§ TASK INSTRUCTIONS: Compute the number of lines that include the string "React", then output that number and nothing else.

§ RECORD SET:

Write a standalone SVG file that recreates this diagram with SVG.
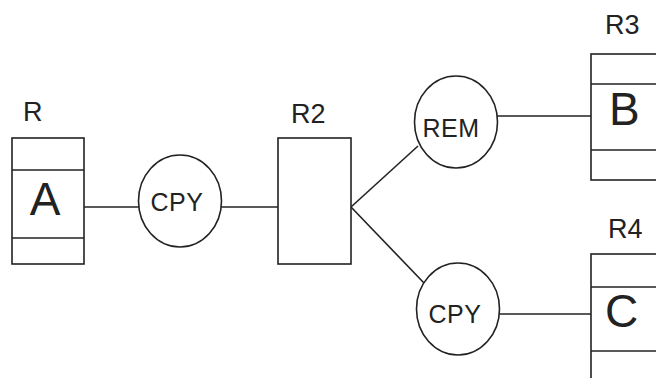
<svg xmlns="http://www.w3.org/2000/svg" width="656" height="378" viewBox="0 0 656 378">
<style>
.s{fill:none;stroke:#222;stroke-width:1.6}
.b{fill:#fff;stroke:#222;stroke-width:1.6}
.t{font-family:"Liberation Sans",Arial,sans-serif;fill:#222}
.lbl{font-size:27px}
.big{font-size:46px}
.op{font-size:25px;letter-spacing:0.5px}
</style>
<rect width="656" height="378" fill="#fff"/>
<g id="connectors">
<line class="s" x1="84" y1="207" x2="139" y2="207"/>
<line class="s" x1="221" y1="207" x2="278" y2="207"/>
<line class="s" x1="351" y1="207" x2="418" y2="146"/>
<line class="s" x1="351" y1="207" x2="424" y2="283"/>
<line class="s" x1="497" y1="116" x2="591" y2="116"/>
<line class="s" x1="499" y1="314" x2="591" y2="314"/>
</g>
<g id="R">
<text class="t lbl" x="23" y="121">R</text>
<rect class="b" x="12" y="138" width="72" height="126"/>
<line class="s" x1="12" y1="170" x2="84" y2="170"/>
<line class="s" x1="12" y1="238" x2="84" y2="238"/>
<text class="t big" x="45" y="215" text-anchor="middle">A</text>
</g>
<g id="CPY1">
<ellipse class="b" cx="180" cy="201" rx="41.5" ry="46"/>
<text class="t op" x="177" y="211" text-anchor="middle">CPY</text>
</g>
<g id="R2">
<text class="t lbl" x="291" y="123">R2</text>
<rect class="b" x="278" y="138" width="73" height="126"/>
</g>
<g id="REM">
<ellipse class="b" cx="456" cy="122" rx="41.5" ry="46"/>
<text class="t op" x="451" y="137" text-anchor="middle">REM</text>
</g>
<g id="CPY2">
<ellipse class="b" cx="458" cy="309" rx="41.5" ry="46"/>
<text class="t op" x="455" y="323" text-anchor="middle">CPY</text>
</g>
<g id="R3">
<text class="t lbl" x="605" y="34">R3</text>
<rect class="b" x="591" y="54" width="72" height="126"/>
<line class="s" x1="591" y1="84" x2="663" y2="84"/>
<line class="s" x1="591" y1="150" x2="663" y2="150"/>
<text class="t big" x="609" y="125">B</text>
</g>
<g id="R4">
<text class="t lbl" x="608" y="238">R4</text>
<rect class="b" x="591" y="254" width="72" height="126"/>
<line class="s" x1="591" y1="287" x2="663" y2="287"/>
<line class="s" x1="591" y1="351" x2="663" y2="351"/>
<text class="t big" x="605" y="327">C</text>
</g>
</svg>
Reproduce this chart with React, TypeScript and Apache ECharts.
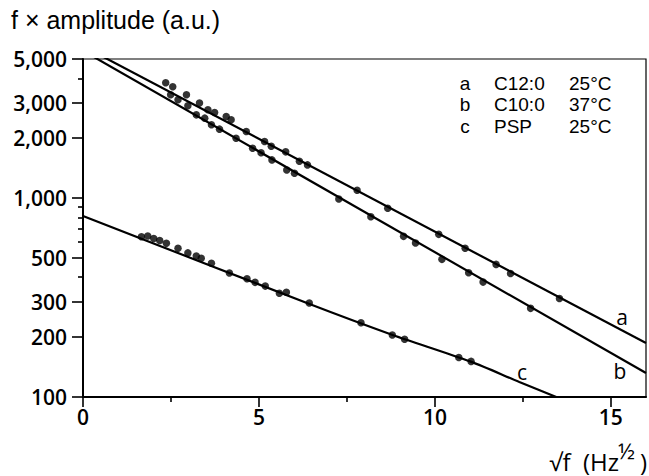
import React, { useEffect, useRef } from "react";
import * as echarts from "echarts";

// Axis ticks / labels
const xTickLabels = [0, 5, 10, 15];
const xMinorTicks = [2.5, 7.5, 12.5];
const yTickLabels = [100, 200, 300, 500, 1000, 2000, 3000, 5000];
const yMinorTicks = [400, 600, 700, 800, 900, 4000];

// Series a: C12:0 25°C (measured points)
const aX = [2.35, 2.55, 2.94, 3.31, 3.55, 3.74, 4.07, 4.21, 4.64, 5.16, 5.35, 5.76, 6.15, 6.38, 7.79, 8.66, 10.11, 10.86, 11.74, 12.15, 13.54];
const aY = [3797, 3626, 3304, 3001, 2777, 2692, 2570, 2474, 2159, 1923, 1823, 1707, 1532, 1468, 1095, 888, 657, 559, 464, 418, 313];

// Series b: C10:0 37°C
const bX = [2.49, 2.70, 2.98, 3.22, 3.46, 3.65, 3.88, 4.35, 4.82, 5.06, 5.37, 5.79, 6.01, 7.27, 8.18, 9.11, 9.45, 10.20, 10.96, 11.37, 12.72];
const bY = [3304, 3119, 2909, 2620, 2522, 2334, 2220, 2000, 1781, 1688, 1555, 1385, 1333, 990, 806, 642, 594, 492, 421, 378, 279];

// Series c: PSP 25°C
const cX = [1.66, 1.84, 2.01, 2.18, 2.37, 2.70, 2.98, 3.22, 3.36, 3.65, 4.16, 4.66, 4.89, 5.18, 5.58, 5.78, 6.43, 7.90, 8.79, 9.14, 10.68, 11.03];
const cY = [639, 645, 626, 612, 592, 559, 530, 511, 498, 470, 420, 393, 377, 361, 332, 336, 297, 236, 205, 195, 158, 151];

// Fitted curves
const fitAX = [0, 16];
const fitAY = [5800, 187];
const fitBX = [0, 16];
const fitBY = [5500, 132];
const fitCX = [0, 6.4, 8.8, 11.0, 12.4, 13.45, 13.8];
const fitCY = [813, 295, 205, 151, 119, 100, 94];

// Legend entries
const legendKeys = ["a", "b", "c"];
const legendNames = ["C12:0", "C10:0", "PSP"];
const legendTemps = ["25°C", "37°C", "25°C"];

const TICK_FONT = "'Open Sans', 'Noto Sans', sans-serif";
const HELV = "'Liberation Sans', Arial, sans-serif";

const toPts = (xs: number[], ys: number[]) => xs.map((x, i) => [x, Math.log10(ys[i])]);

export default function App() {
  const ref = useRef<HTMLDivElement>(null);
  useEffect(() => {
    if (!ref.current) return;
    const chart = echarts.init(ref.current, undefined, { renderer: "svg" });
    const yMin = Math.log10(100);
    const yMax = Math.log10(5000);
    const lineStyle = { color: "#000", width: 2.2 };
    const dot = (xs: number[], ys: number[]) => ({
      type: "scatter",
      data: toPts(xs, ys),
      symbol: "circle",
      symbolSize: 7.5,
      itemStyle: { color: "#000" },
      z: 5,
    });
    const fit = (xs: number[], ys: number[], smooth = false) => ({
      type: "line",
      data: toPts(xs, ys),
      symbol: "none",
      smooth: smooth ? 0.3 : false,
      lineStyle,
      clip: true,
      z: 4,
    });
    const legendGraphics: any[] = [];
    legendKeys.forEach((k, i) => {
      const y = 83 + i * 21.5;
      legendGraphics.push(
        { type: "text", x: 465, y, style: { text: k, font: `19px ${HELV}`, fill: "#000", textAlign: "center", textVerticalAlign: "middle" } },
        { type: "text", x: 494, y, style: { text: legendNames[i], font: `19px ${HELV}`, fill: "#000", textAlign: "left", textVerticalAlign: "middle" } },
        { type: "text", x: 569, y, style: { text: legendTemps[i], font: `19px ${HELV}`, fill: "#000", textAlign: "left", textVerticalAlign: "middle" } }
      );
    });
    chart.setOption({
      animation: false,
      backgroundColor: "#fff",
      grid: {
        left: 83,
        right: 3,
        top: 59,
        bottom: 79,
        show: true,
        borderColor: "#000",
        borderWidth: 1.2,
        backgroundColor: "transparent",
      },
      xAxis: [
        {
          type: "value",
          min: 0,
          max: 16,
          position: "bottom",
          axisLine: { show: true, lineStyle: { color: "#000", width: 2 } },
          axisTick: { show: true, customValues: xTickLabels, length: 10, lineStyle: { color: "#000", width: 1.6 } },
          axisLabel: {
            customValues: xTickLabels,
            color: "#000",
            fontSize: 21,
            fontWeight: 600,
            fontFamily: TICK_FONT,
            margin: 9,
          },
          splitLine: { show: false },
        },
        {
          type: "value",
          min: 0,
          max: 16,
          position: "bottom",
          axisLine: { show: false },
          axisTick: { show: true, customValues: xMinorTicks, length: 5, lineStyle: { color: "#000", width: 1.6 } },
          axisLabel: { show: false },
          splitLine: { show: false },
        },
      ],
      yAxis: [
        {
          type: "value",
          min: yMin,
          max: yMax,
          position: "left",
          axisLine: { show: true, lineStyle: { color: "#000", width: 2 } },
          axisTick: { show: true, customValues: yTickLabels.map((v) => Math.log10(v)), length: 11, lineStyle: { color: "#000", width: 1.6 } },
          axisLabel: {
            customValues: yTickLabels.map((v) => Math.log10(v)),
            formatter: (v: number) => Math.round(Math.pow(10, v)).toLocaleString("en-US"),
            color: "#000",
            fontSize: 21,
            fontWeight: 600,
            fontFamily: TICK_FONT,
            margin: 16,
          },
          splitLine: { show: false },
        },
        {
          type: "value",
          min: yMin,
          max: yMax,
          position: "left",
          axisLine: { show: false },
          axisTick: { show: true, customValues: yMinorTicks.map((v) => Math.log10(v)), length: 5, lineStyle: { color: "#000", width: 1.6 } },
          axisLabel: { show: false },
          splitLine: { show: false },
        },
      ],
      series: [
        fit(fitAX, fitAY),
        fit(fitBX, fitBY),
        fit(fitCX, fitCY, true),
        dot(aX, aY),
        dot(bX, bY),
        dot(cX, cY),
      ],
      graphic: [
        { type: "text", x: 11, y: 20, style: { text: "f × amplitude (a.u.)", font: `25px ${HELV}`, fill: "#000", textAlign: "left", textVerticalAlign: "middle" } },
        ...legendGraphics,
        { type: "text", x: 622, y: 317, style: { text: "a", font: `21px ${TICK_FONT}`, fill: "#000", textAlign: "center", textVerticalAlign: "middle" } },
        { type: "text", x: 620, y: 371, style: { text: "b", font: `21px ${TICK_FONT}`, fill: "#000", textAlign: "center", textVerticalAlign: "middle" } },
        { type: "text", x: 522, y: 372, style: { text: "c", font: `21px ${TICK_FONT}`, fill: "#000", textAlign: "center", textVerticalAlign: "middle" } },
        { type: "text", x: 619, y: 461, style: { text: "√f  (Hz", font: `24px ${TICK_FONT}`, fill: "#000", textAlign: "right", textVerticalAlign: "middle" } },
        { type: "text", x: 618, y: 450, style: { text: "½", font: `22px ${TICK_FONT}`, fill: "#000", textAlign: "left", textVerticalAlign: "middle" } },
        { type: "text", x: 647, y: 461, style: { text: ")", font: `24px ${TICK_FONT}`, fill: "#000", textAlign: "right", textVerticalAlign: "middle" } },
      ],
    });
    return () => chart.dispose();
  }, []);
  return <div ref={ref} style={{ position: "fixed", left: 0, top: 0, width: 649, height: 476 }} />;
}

§ RESULT: 2